Naples symposium educates public living with diabetes

Writer: Jack Lowenstein
Published: Updated:
Credit: WINK News.

The Centers For Disease Control reports nearly one in three Americans are living with diabetes or pre-diabetes, which accounts for more than 100 million people. And that trend holds true in Southwest Florida, so a group in Naples is responding to the troubling health trend.

Various health groups and agencies worked together to organize an inaugural Diabetes Wellness Activity Symposium in Naples.

The timing is critical in Southwest Florida. According to the Florida Department of Health, in 2016, the percentages of people who have been told they have pre-diabetes are approaching 10% in Charlotte County, 8% in Lee County and nearly 11% here in Collier County.

“I said, ‘Please, God. Don’t let this be real,” Jo Ellen Condon said.

Condon remembers the day she got her Type 1 diabetes diagnosis 41 years ago. But she also had another line of thought in her prayer.

“Let me use it to help people,” Condon said.

Now, she’s a certified diabetes educator taking part in the inaugural diabetes symposium.

“I have family that are diabetic. I have dear friends who are diabetic,” said Chuck Gillespie, CEO of the National Wellness Institute. “I think the No. 1 gap we’re running into today is the coordination of care.

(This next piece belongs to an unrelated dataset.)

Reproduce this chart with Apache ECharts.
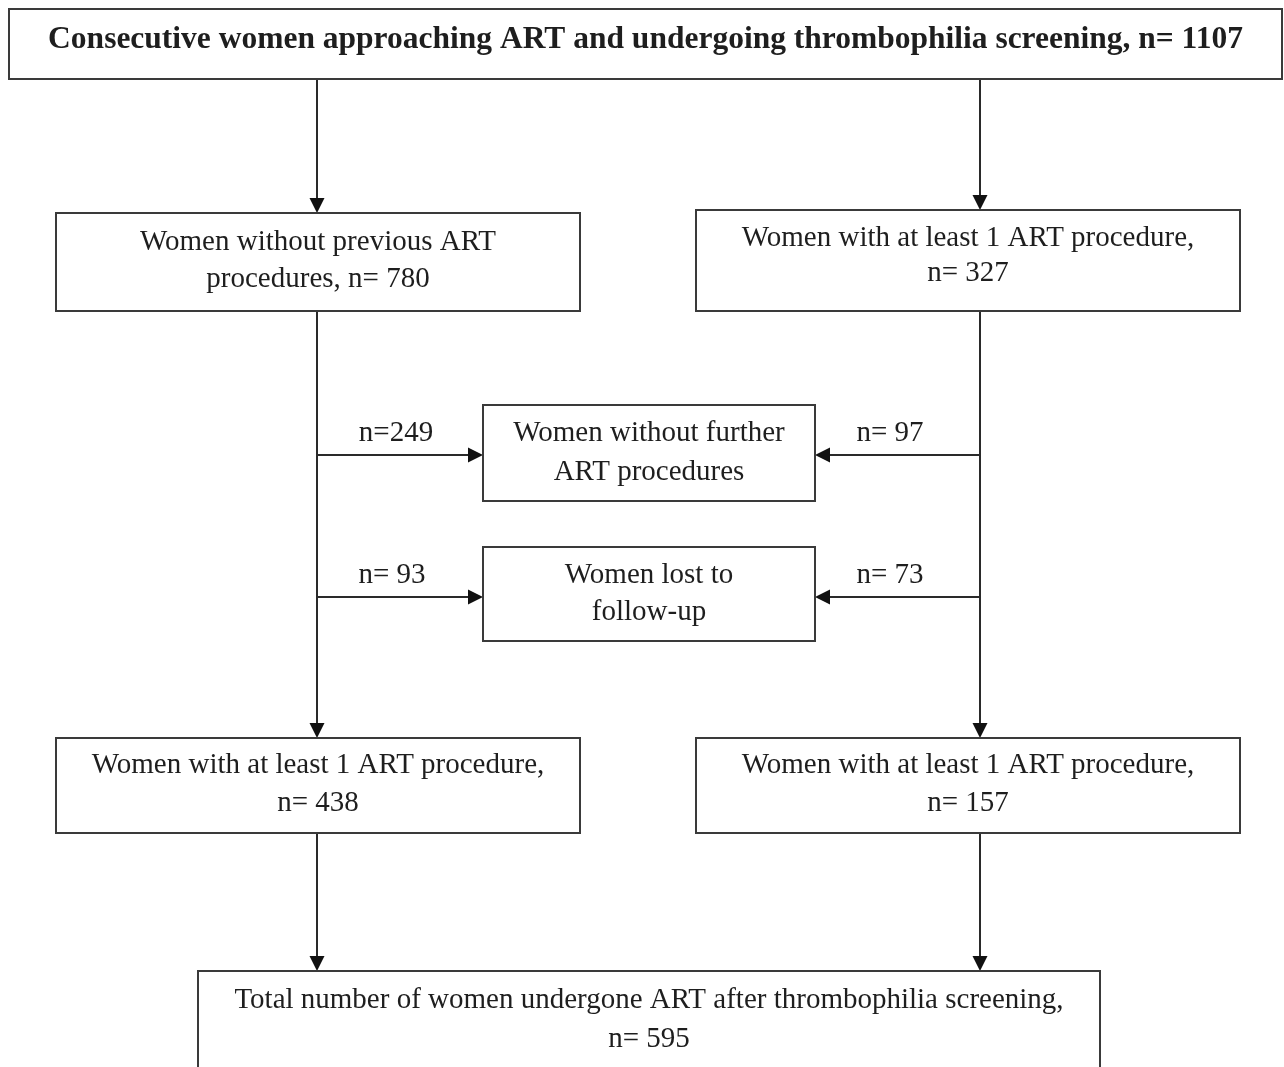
<!DOCTYPE html>
<html><head><meta charset="utf-8">
<script src="https://cdn.jsdelivr.net/npm/echarts@6/dist/echarts.min.js"></script>
<style>html,body{margin:0;padding:0;background:#fff}#c{width:1284px;height:1067px}</style>
</head><body><div id="c"></div>
<script>
// ---- content ----
const boxTexts = [
  "Consecutive women approaching ART and undergoing thrombophilia screening, n= 1107",
  "Women without previous ART\nprocedures, n= 780",
  "Women with at least 1 ART procedure,\nn= 327",
  "Women without further\nART procedures",
  "Women lost to\nfollow-up",
  "Women with at least 1 ART procedure,\nn= 438",
  "Women with at least 1 ART procedure,\nn= 157",
  "Total number of women undergone ART after thrombophilia screening,\nn= 595"
];
const boxBold = [true, false, false, false, false, false, false, false];
const countLabels = ["n=249", "n= 97", "n= 93", "n= 73"];

// ---- layout (pixel space of the diagram, 1284 x 1067) ----
const boxRects = [
  [9, 9, 1282, 79],
  [56, 213, 580, 311],
  [696, 210, 1240, 311],
  [483, 405, 815, 501],
  [483, 547, 815, 641],
  [56, 738, 580, 833],
  [696, 738, 1240, 833],
  [198, 971, 1100, 1069]
];
const boxTextY = [40, 242, 238, 433, 575, 765, 765, 1000];
const boxLineH = [37, 37, 35, 39, 37, 38, 38, 39];
const arrowSegs = [
  [317, 79, 317, 213],
  [980, 79, 980, 210],
  [317, 311, 317, 738],
  [980, 311, 980, 738],
  [317, 455, 483, 455],
  [317, 597, 483, 597],
  [980, 455, 815, 455],
  [980, 597, 815, 597],
  [317, 833, 317, 971],
  [980, 833, 980, 971]
];
const countPos = [[396, 433], [890, 433], [392, 575], [890, 575]];

const FONT_SIZE = 29;
const BOLD_SIZE = 31.5;
const FAMILY = '"Liberation Serif", "Times New Roman", serif';

const chart = echarts.init(document.getElementById('c'), null, {renderer: 'canvas'});
chart.setOption({
  animation: false,
  backgroundColor: '#ffffff',
  grid: {left: 0, right: 0, top: 0, bottom: 0},
  xAxis: {type: 'value', min: 0, max: 1284, show: false},
  yAxis: {type: 'value', min: 0, max: 1067, inverse: true, show: false},
  series: [
    {
      type: 'custom',
      coordinateSystem: 'cartesian2d',
      data: arrowSegs,
      renderItem: function (params, api) {
        const a = api.coord([api.value(0), api.value(1)]);
        const b = api.coord([api.value(2), api.value(3)]);
        const dx = b[0] - a[0], dy = b[1] - a[1];
        const len = Math.sqrt(dx * dx + dy * dy);
        const ux = dx / len, uy = dy / len;
        const L = 15, W = 7.5;
        const base = [b[0] - ux * L, b[1] - uy * L];
        return {
          type: 'group',
          children: [
            {type: 'line', shape: {x1: a[0], y1: a[1], x2: base[0], y2: base[1]},
             style: {stroke: '#2a2a2a', lineWidth: 2}},
            {type: 'polygon', shape: {points: [
              [b[0], b[1]],
              [base[0] - uy * W, base[1] + ux * W],
              [base[0] + uy * W, base[1] - ux * W]
            ]}, style: {fill: '#111111'}}
          ]
        };
      }
    },
    {
      type: 'custom',
      coordinateSystem: 'cartesian2d',
      data: boxRects.map((r, i) => r.concat([boxTextY[i]])),
      renderItem: function (params, api) {
        const i = params.dataIndex;
        const p0 = api.coord([api.value(0), api.value(1)]);
        const p1 = api.coord([api.value(2), api.value(3)]);
        const ty = api.coord([0, api.value(4)])[1];
        const lh = boxLineH[i];
        const fs = boxBold[i] ? BOLD_SIZE : FONT_SIZE;
        return {
          type: 'group',
          children: [
            {type: 'rect', shape: {x: p0[0], y: p0[1], width: p1[0] - p0[0], height: p1[1] - p0[1]},
             style: {fill: '#ffffff', stroke: '#3a3a3a', lineWidth: 2}},
            {type: 'text', x: (p0[0] + p1[0]) / 2, y: ty - lh / 2,
             style: {text: boxTexts[i], textAlign: 'center', textVerticalAlign: 'top',
                     font: (boxBold[i] ? 'bold ' : '') + fs + 'px ' + FAMILY,
                     lineHeight: lh, fill: '#1e1e1e'}}
          ]
        };
      }
    },
    {
      type: 'custom',
      coordinateSystem: 'cartesian2d',
      data: countPos,
      renderItem: function (params, api) {
        const p = api.coord([api.value(0), api.value(1)]);
        return {type: 'text', x: p[0], y: p[1],
          style: {text: countLabels[params.dataIndex], textAlign: 'center', textVerticalAlign: 'middle',
                  font: FONT_SIZE + 'px ' + FAMILY, fill: '#1e1e1e'}};
      }
    }
  ]
});
</script>
</body></html>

Gillespie along with leaders from YMCA, American Diabetes Association, Diabetes Alliance Network and nonprofit Help A Diabetic Child are working to get more resources into communities.

“Let’s start here in Naples; let’s go statewide,” Gillespie said. “And then look at other areas.”

The groups are developing programs to educate patients on living their lives despite having Type 1 or Type 2 diabetes, and they start with cost.

“It was so frustrating when you would educate someone who didn’t have the resources to get the supplies they needed,” Condon said.

Insulin and other diabetes medication is expensive. Some patients go bankrupt or die paying for their treatment.

But, with the right education, many people can control diabetes.

“Knowing how to self manage diabetes is not second nature,” Condon said.

The symposium continues tomorrow. For more information, visit Florida’s Paradise Coast website.

After it wraps up, the groups plan to start a pilot program at the South Collier YMCA on Marco Island to improve quality of life for patients.